Mit einer anderen Art von Geschichte sorgt das Medienhaus für Furore. Sie steht in der Liste der „Top Titel“ schon ganz oben, obwohl sie offiziell noch gar nicht erschienen ist: Bettina Wulffs Fazit nach 598 Tagen als Präsidentengattin. Der Blick zurück erscheint nicht trotzig, aber durchaus selbstbewusst; ein Anflug von Melancholie umspielt die Augen: so präsentiert die ehemalige First Lady sich auf dem Buchumschlag. Das Foto könnte auch die Titelseite eines Modejournals schmücken. Eigentlich sollte Wulffs Werk erst im November auf den Markt kommen. Dann hieß es: irgendwann im September. Aufgrund eines Versehens kamen etliche Exemplare schon am Samstag in den Buchhandel, wurden aber wieder aus dem Verkehr gezogen. Offizieller Verkaufsstart ist jetzt der 12. September.

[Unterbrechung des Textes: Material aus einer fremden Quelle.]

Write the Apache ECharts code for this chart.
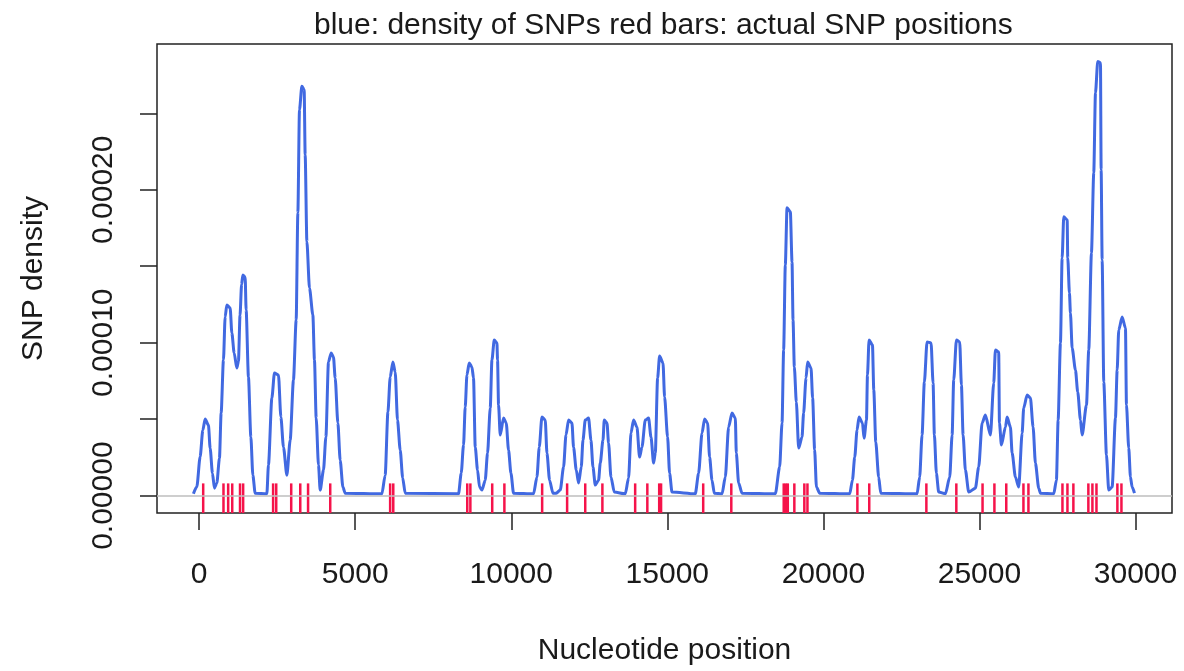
<!DOCTYPE html>
<html>
<head>
<meta charset="utf-8">
<title>SNP density</title>
<script src="https://cdn.jsdelivr.net/npm/echarts@6/dist/echarts.min.js"></script>
<style>
  html, body { margin: 0; padding: 0; background: #fff; }
  #snpChart { width: 1184px; height: 671px; }
</style>
</head>
<body>
<div id="snpChart"></div>
<script>
// red bars: SNP positions (nucleotide)
let snpPositions = [
  130, 780, 930, 1060, 1310, 1410, 2370, 2470, 2950, 3240, 3490, 4200,
  6120, 6220, 8590, 8690, 9390, 9780, 10990, 11790, 12370, 12920,
  13970, 14360, 14740, 14800, 16150, 17050, 18730, 18800, 18860, 19070,
  19390, 19490, 21090, 21470, 23300, 24260, 25100, 25480, 25860,
  26410, 26570, 27660, 27820, 28010, 28490, 28620, 28750, 29420, 29550
];

// blue curve: density (x = position, y = density)
let densityX = [
  -183, -74, 32, 119, 192, 298, 353, 426, 490, 567, 651, 705, 779, 833, 888,
  994, 1048, 1122, 1208, 1260, 1310, 1360, 1401, 1474, 1506, 1580, 1657, 1721, 1795,
  2170, 2221, 2330, 2413, 2542, 2619, 2702, 2811, 2917, 3022, 3109, 3163, 3215,
  3291, 3365, 3397, 3452, 3535, 3644, 3695, 3750, 3824, 3878, 3984, 4061, 4144,
  4231, 4304, 4359, 4445, 4519, 4606, 4679,
  5855, 5961, 6048, 6122, 6208, 6282, 6356, 6442, 6522, 6603,
  8311, 8397, 8471, 8525, 8580, 8653, 8740, 8791, 8846, 8920, 8984, 9061,
  9166, 9240, 9327, 9381, 9455, 9541, 9561, 9593, 9647, 9753, 9839, 9913, 9990, 10073,
  10714, 10823, 10897, 10983, 11089, 11144, 11227, 11336, 11442, 11570,
  11676, 11753, 11836, 11945, 11996, 12083, 12157, 12243, 12298, 12371,
  12477, 12554, 12618, 12692, 12798, 12852, 12939, 12980, 13067, 13118, 13195, 13301,
  13653, 13759, 13836, 13919, 14028, 14111, 14188, 14294, 14400, 14477, 14561,
  14615, 14689, 14753, 14862, 14913, 15009, 15073, 15150,
  15897, 16003, 16112, 16195, 16291, 16355, 16432, 16506,
  16753, 16858, 16964, 17073, 17179, 17211, 17285, 17394,
  18461, 18599, 18676, 18727, 18781, 18836, 18942, 18996, 19028, 19070, 19134, 19208,
  19316, 19367, 19444, 19496, 19605, 19656, 19720, 19778, 19883,
  20845, 20931, 21005, 21079, 21143, 21252, 21304, 21381, 21413, 21464, 21573,
  21615, 21679, 21772, 21838,
  23002, 23085, 23162, 23236, 23322, 23451, 23515, 23557, 23621, 23695,
  23910, 24048, 24125, 24176, 24263, 24368, 24423, 24477, 24551, 24657,
  24871, 24977, 25086, 25192, 25352, 25458, 25512, 25618, 25641, 25705,
  25833, 25887, 25993, 26048, 26153, 26259, 26368, 26419, 26528, 26634,
  26720, 26794, 26900, 26954,
  27381, 27467, 27522, 27596, 27650, 27702, 27811, 27830, 27884, 27916, 27971,
  28077, 28150, 28237, 28291, 28429, 28503, 28589, 28663, 28718, 28791, 28878,
  28900, 28932, 28984, 29070, 29143, 29252, 29358, 29413, 29464, 29573, 29679,
  29711, 29784, 29839, 29893, 29967
];
let densityY = [
  1.2e-6, 5.8e-6, 25.4e-6, 42.9e-6, 50.1e-6, 46.1e-6, 31.0e-6, 14.7e-6, 4.9e-6, 8.2e-6, 24.5e-6, 54.0e-6, 88.7e-6, 116.8e-6, 124.7e-6,
  122.7e-6, 106.4e-6, 93.3e-6, 83.4e-6, 88.0e-6, 118.0e-6, 138.0e-6, 144.3e-6, 143.0e-6, 121.4e-6, 77.6e-6, 38.3e-6, 13.4e-6, 1.6e-6,
  1.2e-6, 20.0e-6, 63.8e-6, 80.2e-6, 78.9e-6, 51.4e-6, 31.7e-6, 13.4e-6, 36.3e-6, 75.6e-6, 114.9e-6, 184.9e-6, 252.3e-6,
  267.6e-6, 265.4e-6, 222.9e-6, 166.1e-6, 135.8e-6, 118.1e-6, 88.7e-6, 50.7e-6, 20.0e-6, 3.6e-6, 16.7e-6, 38.3e-6, 87.4e-6,
  93.3e-6, 90.6e-6, 76.9e-6, 47.5e-6, 23.2e-6, 5.6e-6, 1.6e-6,
  1.2e-6, 13.4e-6, 54.6e-6, 77.6e-6, 87.4e-6, 80.8e-6, 49.4e-6, 29.8e-6, 11.5e-6, 1.6e-6,
  1.2e-6, 14.7e-6, 33.1e-6, 57.9e-6, 78.9e-6, 86.7e-6, 84.1e-6, 76.9e-6, 31.7e-6, 16.7e-6, 5.6e-6, 3.6e-6,
  10.1e-6, 27.8e-6, 57.3e-6, 88.7e-6, 101.8e-6, 99.8e-6, 88.7e-6, 59.2e-6, 39.6e-6, 50.7e-6, 47.5e-6, 29.8e-6, 14.7e-6, 1.6e-6,
  1.2e-6, 12.1e-6, 31.7e-6, 51.4e-6, 49.4e-6, 27.8e-6, 10.1e-6, 1.6e-6, 1.6e-6, 3.6e-6,
  18.7e-6, 39.6e-6, 49.4e-6, 47.5e-6, 31.7e-6, 16.7e-6, 8.2e-6, 18.7e-6, 36.3e-6, 49.4e-6,
  50.7e-6, 36.3e-6, 18.7e-6, 6.9e-6, 10.1e-6, 21.3e-6, 36.3e-6, 49.4e-6, 47.5e-6, 34.4e-6, 12.1e-6, 2.3e-6,
  1.2e-6, 11.5e-6, 40.9e-6, 49.4e-6, 44.8e-6, 25.2e-6, 31.7e-6, 49.4e-6, 50.7e-6, 38.3e-6, 21.3e-6,
  27.8e-6, 76.9e-6, 91.3e-6, 86.7e-6, 64.5e-6, 38.3e-6, 14.7e-6, 2.3e-6,
  1.2e-6, 14.7e-6, 40.9e-6, 50.1e-6, 47.5e-6, 25.2e-6, 10.1e-6, 1.6e-6,
  1.2e-6, 12.1e-6, 44.8e-6, 54.0e-6, 50.7e-6, 27.8e-6, 8.2e-6, 1.6e-6,
  1.2e-6, 18.7e-6, 47.5e-6, 95.2e-6, 150.9e-6, 188.2e-6, 185.6e-6, 152.8e-6, 114.9e-6, 84.1e-6, 61.2e-6, 31.1e-6,
  38.3e-6, 54.0e-6, 76.9e-6, 87.4e-6, 83.4e-6, 63.8e-6, 30.0e-6, 5.6e-6, 1.6e-6,
  1.2e-6, 10.1e-6, 25.2e-6, 42.9e-6, 51.4e-6, 47.5e-6, 37.6e-6, 49.4e-6, 78.9e-6, 101.8e-6, 98.5e-6,
  69.1e-6, 35.0e-6, 12.1e-6, 1.6e-6,
  1.2e-6, 12.1e-6, 39.6e-6, 74.3e-6, 100.5e-6, 99.8e-6, 73.6e-6, 39.6e-6, 14.7e-6, 2.3e-6,
  1.2e-6, 12.1e-6, 39.6e-6, 75.6e-6, 101.8e-6, 100.5e-6, 72.3e-6, 39.6e-6, 16.7e-6, 2.3e-6,
  4.9e-6, 18.7e-6, 47.5e-6, 52.7e-6, 39.6e-6, 73.6e-6, 95.2e-6, 93.9e-6, 47.5e-6, 33.1e-6,
  44.8e-6, 51.4e-6, 44.8e-6, 27.8e-6, 12.1e-6, 5.6e-6, 40.9e-6, 57.3e-6, 65.8e-6, 63.8e-6,
  44.8e-6, 21.3e-6, 4.9e-6, 1.6e-6,
  1.2e-6, 10.1e-6, 49.4e-6, 99.8e-6, 155.4e-6, 182.3e-6, 180.3e-6, 155.4e-6, 132.5e-6, 119.4e-6, 96.5e-6,
  82.1e-6, 67.7e-6, 49.4e-6, 39.6e-6, 59.2e-6, 95.2e-6, 158.7e-6, 211.1e-6, 263.4e-6, 283.9e-6, 283.1e-6,
  213.0e-6, 154.1e-6, 74.3e-6, 26.5e-6, 3.6e-6, 5.6e-6, 50.7e-6, 82.1e-6, 108.3e-6, 116.8e-6, 109.6e-6,
  59.2e-6, 31.1e-6, 12.1e-6, 5.6e-6, 1.6e-6
];

let xTicks = [0, 5000, 10000, 15000, 20000, 25000, 30000];
let yTicks = [0, 0.00005, 0.0001, 0.00015, 0.0002, 0.00025];
let yLabels = [0, 0.0001, 0.0002];

let X_MIN = -1350, X_MAX = 31170;
let Y_MIN = -0.00001136, Y_MAX = 0.0002953;
let RUG_TOP = 0.000008;

let fontFamily = '"Liberation Sans", Arial, sans-serif';
let txt = '#1a1a1a';

let curve = densityX.map(function (x, i) { return [x, densityY[i]]; });
let rug = snpPositions.map(function (p) { return [p, 0]; });

let chart = echarts.init(document.getElementById('snpChart'));

let option = {
  animation: false,
  backgroundColor: '#fff',
  title: {
    text: 'blue: density of SNPs red bars: actual SNP positions',
    left: 314,
    top: 11,
    padding: 0,
    textStyle: { fontFamily: fontFamily, fontSize: 30, fontWeight: 'normal', color: txt }
  },
  grid: {
    left: 157, right: 12, top: 44, bottom: 158,
    show: true, borderColor: '#222', borderWidth: 1.5,
    backgroundColor: 'transparent'
  },
  xAxis: {
    type: 'value',
    min: X_MIN, max: X_MAX,
    name: 'Nucleotide position',
    nameLocation: 'middle',
    nameGap: 123,
    nameTextStyle: { fontFamily: fontFamily, fontSize: 30, color: txt },
    axisLine: { show: false, onZero: false },
    splitLine: { show: false },
    axisTick: {
      show: true, inside: false, length: 17, customValues: xTicks,
      lineStyle: { color: '#222', width: 1.5 }
    },
    axisLabel: {
      customValues: xTicks, margin: 47,
      fontFamily: fontFamily, fontSize: 30, color: txt,
      formatter: function (v) { return String(v); }
    }
  },
  yAxis: {
    type: 'value',
    min: Y_MIN, max: Y_MAX,
    name: 'SNP density',
    nameLocation: 'middle',
    nameGap: 108,
    nameTextStyle: { fontFamily: fontFamily, fontSize: 30, color: txt },
    axisLine: { show: false, onZero: false },
    splitLine: { show: false },
    axisTick: {
      show: true, inside: false, length: 17, customValues: yTicks,
      lineStyle: { color: '#222', width: 1.5 }
    },
    axisLabel: {
      customValues: yLabels, rotate: 90, margin: 38,
      fontFamily: fontFamily, fontSize: 30, color: txt,
      formatter: function (v) { return v.toFixed(5); }
    }
  },
  series: [
    {
      name: 'zero',
      type: 'line',
      data: [],
      z: 1,
      markLine: {
        silent: true,
        symbol: 'none',
        label: { show: false },
        lineStyle: { color: '#bebebe', width: 1.5, type: 'solid' },
        data: [{ yAxis: 0 }]
      }
    },
    {
      name: 'density',
      type: 'line',
      data: curve,
      z: 2,
      showSymbol: false,
      smooth: 0.25,
      smoothMonotone: 'x',
      lineStyle: { color: '#4169e1', width: 3 }
    },
    {
      name: 'SNPs',
      type: 'custom',
      z: 3,
      data: rug,
      encode: { x: 0, y: 1 },
      renderItem: function (params, api) {
        let p0 = api.coord([api.value(0), Y_MIN]);
        let p1 = api.coord([api.value(0), RUG_TOP]);
        return {
          type: 'line',
          shape: { x1: p0[0], y1: p0[1], x2: p1[0], y2: p1[1] },
          style: { stroke: '#f5134a', lineWidth: 2.5 }
        };
      }
    }
  ]
};

chart.setOption(option);
</script>
</body>
</html>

Noch nicht erschienen, aber schon „Top Titel“

Ausgerechnet die Zeitung mit den größten Buchstaben, welche die Affäre, die zu Wulffs Rücktritt führte, erst in Rollen brachte, zitiert bereits seitenweise aus den Memoiren seiner Frau. Sie nutzt die 224 Seiten zu einer Abrechnung: mit dem Politikbetrieb, den Anforderungen an die in der Verfassung nicht vorgesehene Frau an der Seite des Staatsoberhaupts, mit den Medien und den Urhebern zwielichtiger Gerüchte über ihr angebliches Vorleben.

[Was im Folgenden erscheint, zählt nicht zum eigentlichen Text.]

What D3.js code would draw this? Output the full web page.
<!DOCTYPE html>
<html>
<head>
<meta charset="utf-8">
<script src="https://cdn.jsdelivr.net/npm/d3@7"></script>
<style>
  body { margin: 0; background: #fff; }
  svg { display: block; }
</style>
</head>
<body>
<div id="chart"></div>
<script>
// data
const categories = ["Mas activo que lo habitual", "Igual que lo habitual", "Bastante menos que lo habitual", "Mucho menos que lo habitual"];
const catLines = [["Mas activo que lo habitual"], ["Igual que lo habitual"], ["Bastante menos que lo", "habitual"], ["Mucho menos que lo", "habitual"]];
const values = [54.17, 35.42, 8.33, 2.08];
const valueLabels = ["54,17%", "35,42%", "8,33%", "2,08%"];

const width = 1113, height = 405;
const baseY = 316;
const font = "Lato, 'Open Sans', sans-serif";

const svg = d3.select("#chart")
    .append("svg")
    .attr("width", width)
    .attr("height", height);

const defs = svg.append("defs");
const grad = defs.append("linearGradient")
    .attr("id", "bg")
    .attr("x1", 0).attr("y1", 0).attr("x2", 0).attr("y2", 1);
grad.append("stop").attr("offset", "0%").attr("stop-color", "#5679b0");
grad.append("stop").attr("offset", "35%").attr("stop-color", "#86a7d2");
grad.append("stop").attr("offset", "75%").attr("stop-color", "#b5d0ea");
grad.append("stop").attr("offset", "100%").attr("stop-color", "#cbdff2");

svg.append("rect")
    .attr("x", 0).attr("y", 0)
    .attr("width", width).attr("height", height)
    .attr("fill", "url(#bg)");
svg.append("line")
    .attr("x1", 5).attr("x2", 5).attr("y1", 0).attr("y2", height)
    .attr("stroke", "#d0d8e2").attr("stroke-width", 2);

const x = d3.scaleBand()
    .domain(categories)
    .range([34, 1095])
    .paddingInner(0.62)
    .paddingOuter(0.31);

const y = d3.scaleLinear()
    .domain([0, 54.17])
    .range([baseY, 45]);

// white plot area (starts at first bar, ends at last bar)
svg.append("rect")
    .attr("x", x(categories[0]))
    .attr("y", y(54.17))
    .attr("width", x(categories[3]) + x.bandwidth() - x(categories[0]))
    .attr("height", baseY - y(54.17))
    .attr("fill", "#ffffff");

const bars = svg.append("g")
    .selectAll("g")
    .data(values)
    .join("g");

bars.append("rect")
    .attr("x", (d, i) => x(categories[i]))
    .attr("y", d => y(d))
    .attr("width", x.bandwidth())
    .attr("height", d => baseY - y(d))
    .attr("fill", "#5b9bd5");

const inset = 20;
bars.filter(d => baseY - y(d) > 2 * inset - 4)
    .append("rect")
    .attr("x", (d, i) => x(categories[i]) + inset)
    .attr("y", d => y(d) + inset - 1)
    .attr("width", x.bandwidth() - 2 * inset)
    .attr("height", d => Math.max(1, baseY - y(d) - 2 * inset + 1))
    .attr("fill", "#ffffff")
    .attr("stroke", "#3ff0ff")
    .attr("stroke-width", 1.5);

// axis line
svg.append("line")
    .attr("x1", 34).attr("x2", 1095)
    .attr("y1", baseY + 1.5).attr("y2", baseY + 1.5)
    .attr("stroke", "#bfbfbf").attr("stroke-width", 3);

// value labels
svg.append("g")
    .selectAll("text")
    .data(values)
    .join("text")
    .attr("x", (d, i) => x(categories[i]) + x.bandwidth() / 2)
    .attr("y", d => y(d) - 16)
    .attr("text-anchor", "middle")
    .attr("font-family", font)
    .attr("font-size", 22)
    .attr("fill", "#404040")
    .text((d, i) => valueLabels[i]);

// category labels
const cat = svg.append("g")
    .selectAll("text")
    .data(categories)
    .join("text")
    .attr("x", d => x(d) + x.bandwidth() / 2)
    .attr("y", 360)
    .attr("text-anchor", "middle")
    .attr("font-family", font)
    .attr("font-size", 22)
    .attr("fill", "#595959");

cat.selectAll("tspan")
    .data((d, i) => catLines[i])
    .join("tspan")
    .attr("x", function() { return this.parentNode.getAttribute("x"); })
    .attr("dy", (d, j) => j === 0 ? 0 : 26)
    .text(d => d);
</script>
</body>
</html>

„Haufenweise Überstunden“ an der Seite des Präsidenten

Bettina Wulff offenbart, dass sie ihrem Mann die Entscheidung, für das ranghöchste Amt der Republik zu kandidieren nicht leicht gemacht habe. „Mir lag es fern, nur die Frau von ... zu sein“, schreibt sie. „Ich werde dann unleidlich.“ Sie hätten lange abgewogen. „Am Ende des Redens aber“, so ein Zitat aus dem Buch, „schauten mein Mann und ich uns nur an und wussten beide: Sollten wir mit klarem Gewissen und gutem Glauben etwa sagen: Lass mal bleiben, machen wird nicht?“ Vom Leben als First Lady zeigt sich Bettina Wulff eher enttäuscht. Sie habe während dieser Zeit „ ein großes Stück Selbstbestimmung verloren“.

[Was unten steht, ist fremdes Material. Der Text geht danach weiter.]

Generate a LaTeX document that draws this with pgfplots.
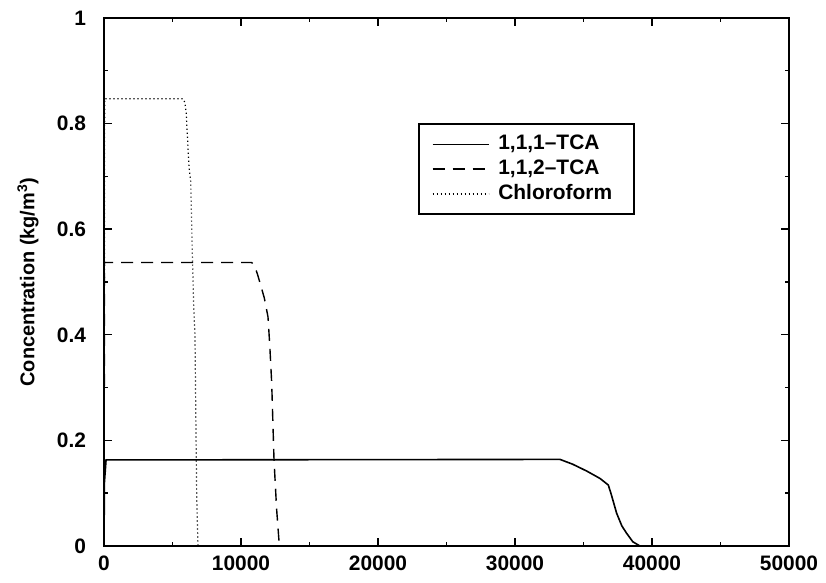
\documentclass[border=0pt]{standalone}
\usepackage{fontspec}
\setmainfont{Liberation Sans}
\usepackage{pgfplots}
\pgfplotsset{compat=1.18}
\begin{document}
\begin{tikzpicture}
\path[use as bounding box] (-52bp,-18.5bp) rectangle (361bp,273bp);
\begin{axis}[
  scale only axis,
  width=342.5bp, height=264bp,
  at={(0,0)}, anchor=south west,
  xmin=0, xmax=50000, ymin=0, ymax=1,
  xtick={0,10000,20000,30000,40000,50000},
  xticklabels={0,10000,20000,30000,40000,50000},
  ytick={0,0.2,0.4,0.6,0.8,1},
  yticklabels={0,0.2,0.4,0.6,0.8,1},
  minor x tick num=1, minor y tick num=1,
  major tick length=4bp, minor tick length=2bp,
  tick style={line width=0.7bp, black},
  axis line style={line width=1bp},
  scaled x ticks=false,
  tick label style={font=\fontsize{10.5}{11}\selectfont\bfseries},
  /pgf/number format/assume math mode=true,
  xticklabel style={yshift=-1.5bp},
  yticklabel style={xshift=-5.5bp},
  ylabel={Concentration (kg/m\textsuperscript{3})},
  ylabel style={at={([xshift=-38bp]rel axis cs:0,0.5)}, anchor=center, font=\fontsize{10}{11}\selectfont\bfseries},
  legend cell align=left,
  legend style={at={(rel axis cs:0.4584,0.801)}, anchor=north west,
    draw=black, line width=0.8bp, font=\fontsize{10.5}{11}\selectfont\bfseries,
    inner xsep=6.5bp, inner ysep=4bp, row sep=0bp,
    nodes={text height=7.6bp, text depth=2bp, inner ysep=1.4bp, inner xsep=4.5bp}},
  legend image code/.code={\draw[#1, line width=0.75bp] (0bp,0bp) -- (28bp,0bp);},
]
\addplot[black, line width=0.8bp] coordinates {
(0,0) (30,0.12) (150,0.163) (33285,0.164) (34200,0.155) (35230,0.142) (36200,0.128) (36810,0.1155) (37000,0.1) (37420,0.062) (37800,0.038) (38150,0.024) (38600,0.008) (39120,0)
};
\addlegendentry{1,1,1--TCA}
\addplot[black, line width=0.7bp, dash pattern=on 6bp off 4bp] coordinates {
(0,0) (40,0.537) (10780,0.537) (11000,0.53) (11200,0.515) (11390,0.498) (11700,0.47) (11970,0.434) (12100,0.38) (12240,0.309) (12410,0.163) (12600,0.07) (12800,0)
};
\addlegendentry{1,1,2--TCA}
\addplot[black, line width=0.6bp, dash pattern=on 0.6bp off 1.4bp] coordinates {
(0,0) (50,0.847) (5770,0.847) (5900,0.84) (6000,0.82) (6100,0.77) (6200,0.72) (6330,0.69) (6450,0.55) (6550,0.45) (6640,0.40) (6700,0.25) (6770,0.09) (6860,0)
};
\addlegendentry{Chloroform}
\end{axis}
\end{tikzpicture}
\end{document}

Sie fühlte sich vom Amt offenbar über Gebühr vereinnahmt: Die Präsidentengattin sei „wahrlich mehr als schmückendes Beiwerk“, sie habe einen Fulltime-Job zu erledigen, mit „haufenweise Überstunden“. Das gipfelt laut Buchzitaten in einem geradezu bitteren Räsonnement über die Rolle der Partner öffentlicher Würdenträger: Es sei „fast ein Hohn zu erwähnen, dass diese Arbeit wie selbstverständlich vom Bundespräsidialamt vorausgesetzt, aber nicht vergütet wird. Mit Zynismus könnte man anmerken, dass man als First Lady natürlich für das Land und die Ehre arbeitet. Aber das ist wohl so ähnlich wie die Luft und die Liebe, die dann auch nicht zum Leben ausreichen.“

Journalistenverband vermutet PR-Kampagne

Eine der 16 Kapitel widmet Bettina Wulff der schmutzigsten Facette dieser Politikerdramas. Es trägt die Überschrift „Das Gerücht“. Die üble Nachrede, gegen die sie jetzt mit allen juristischen Mitteln vorgeht, habe sie „entsetzlich und beschämend“ empfunden. Frau Wulff äußert sich dazu wenig präsidial: „Man kann gar nicht so viel essen, wie man kotzen möchte.“

Es bleibt die Frage, warum sie nun das heikle Thema selbst öffentlich zur Sprache bringt. Bisher war es bei Andeutungen geblieben. Und warum gerade jetzt? Michael Konken, der Vorsitzende des Deutschen Journalistenverbandes, mutmaßt: „Der zeitgleiche Verkaufsstart ihres Buches nährt den Verdacht einer PR-Kampagne mit dem Ziel, Aufmerksamkeit zu erwecken.“ Es gibt in dem Buch einige Ansatzpunkte, die darauf hindeuten, dass pekuniäre Aspekte für Frau Wulff nicht völlig nebensächlich zu sein scheinen. Allerdings gehört es zum Wesen von Gerüchten, dass sie auch durch Dementis nicht aus der Welt zu schaffen sind. Bettina Wulffs Buch ist aber mehr als ein Dementi. Es ist der Versuch einer Selbstbehauptung.